His unique technique involved placing the paper on top of the inked block, then transferring the ink by applying pressure with a baren and feeling for the edge of the carved block. Summers worked on the verso (back) side of the sheet and frequently printed colors on both sides of the sheet.
For areas involving close registration he often inked the blocks separately and then assembled the blocks to print them together. This allowed Summers to provide sections of close control amidst larger fields of color. He used this technique most often with his rainbows.
Perhaps the greatest departure from traditional woodcut printing was his practice of spraying the printed surface with solvent. This effectively turned the inks into dyes, encouraging the pigment to bleed into the surface and create a watercolor appearance in the porous paper.
Summers’ process was spontaneous, imaginative, and intuitive. He viewed himself as a vessel for some unknown energy that wished to express itself through his art, crediting many of his creative decisions to this mysterious force rather than taking credit himself. The element of human exploration and his own experience in creating the print endures over time and is part of its universal appeal.

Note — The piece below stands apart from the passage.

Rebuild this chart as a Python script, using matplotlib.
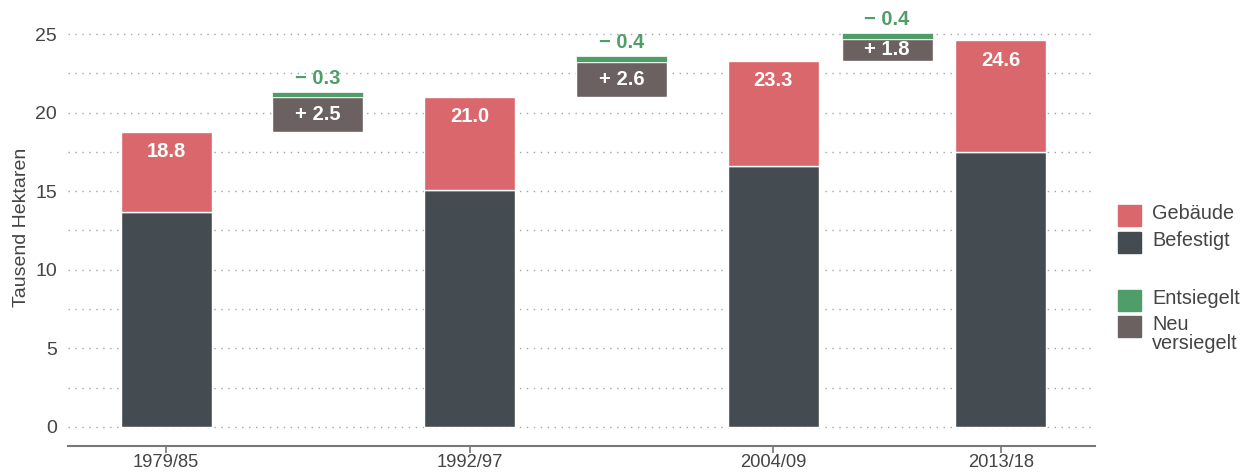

We naturally recognize that this work was touched by the mind, emotion, and experience of a human spirit.
Summers’ work is art as experience; his forms vaguely represent the physical world, but are abstracted enough to not interfere with our experience of what we feel while looking at the piece. He has created the idea of our world and an encounter of it, but not necessarily a depiction of our world itself.
Summers’ legacy is not only a unique technique, but a unique person, and a unique experience spanning space and time, shared between the late artist and the current viewer.